My adventure began in Nicaragua, where I lived with farmers in the mountain community of Las Minitas. For six years before this trip, I’d helped them with coffee, basketmaking and ecotourism initiatives, and am making a long-term photodocumentary about their lives. One of their dreams was to open a preschool, so I raised $5,300 through friends for materials. Then the farmers and I stacked bricks, laid cement and built it from the ground up.
 
In the remote Kenyan countryside, linguists are undertaking a comprehensive study of four Luyia languages and creating dictionaries. I lived with a Tiriki family and created an intimate portrait of each community that reflects its members’ values, everyday lives, changing customs and traditional practices still in use.
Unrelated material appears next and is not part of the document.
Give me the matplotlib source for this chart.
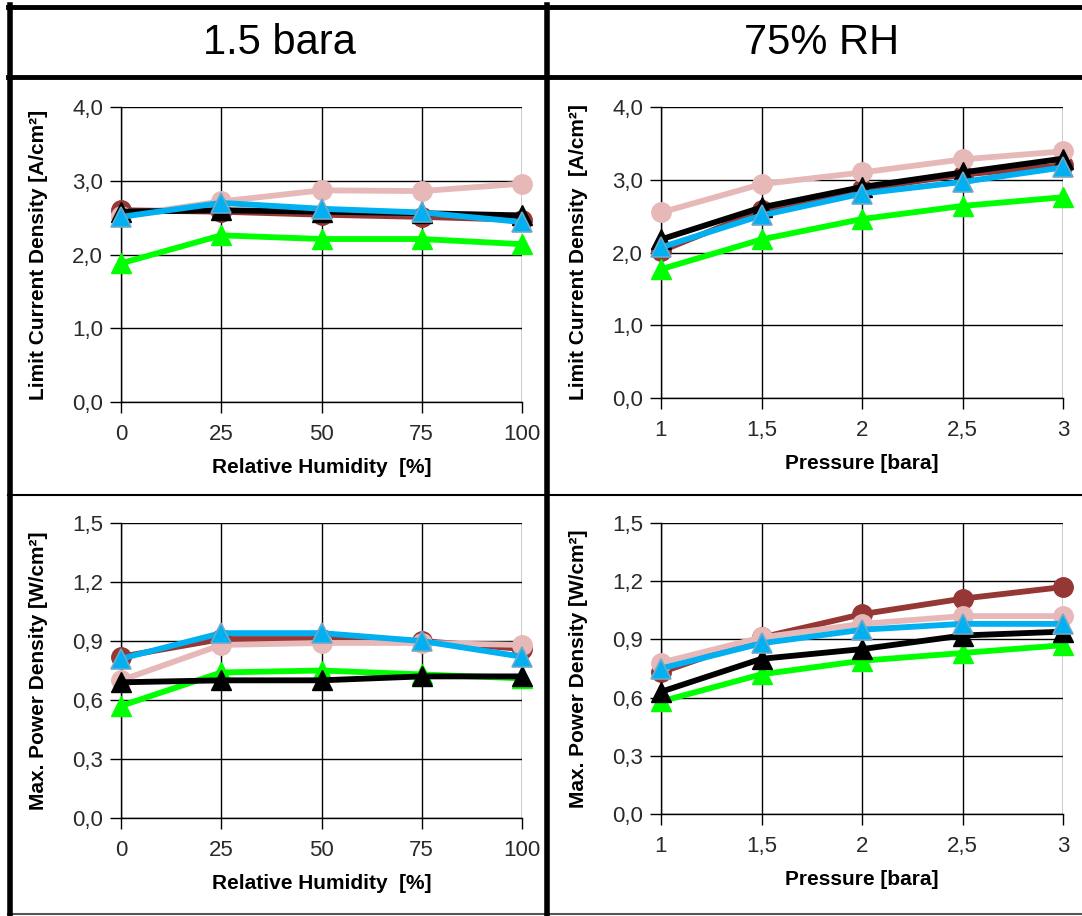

In Bukusu culture, circumcision is a sacred event: It is the rite by which a boy becomes a man. Few outsiders have seen the ritual, but one family invited our team to dance, chant and celebrate with them. We photographed the 16-hour event to preserve the tradition.
 
In the Australian Outback, three Aboriginal groups—including Brian Champion’s—are working with a linguist to create the first written dictionaries and grammar analyses of their languages. Until now, they were passed orally. The groups I met are the final speakers of their languages.
 
I was with the linguist and the Aboriginal members when they visited their ancestral land. For some elders, it was likely the last time they would be there. I also helped create a visual story of development in the region, for the first time with focus on impact on the Aboriginals’ land and rights.
 
No matter where I was—in cities or remote towns, over five continents—people’s lives have inspired me.
 
On a small farm, Hardley and Lydia had enough for themselves, so they took in a boy who had no one.
 
On the Kenyan plains, Maasai warrior Sunde protects the lions he once hunted.
 
Determined not to let the Ngalia language die, Kado started the first school program in Western Australia to teach an Aboriginal language.
 
I felt connected to people all over the world. We learned about and from each other and shared meals. When we couldn’t communicate verbally, we used gestures and miming. In the photographs I took, I tried to document not only their differing cultures and perspectives, but the friendships and understanding we created together.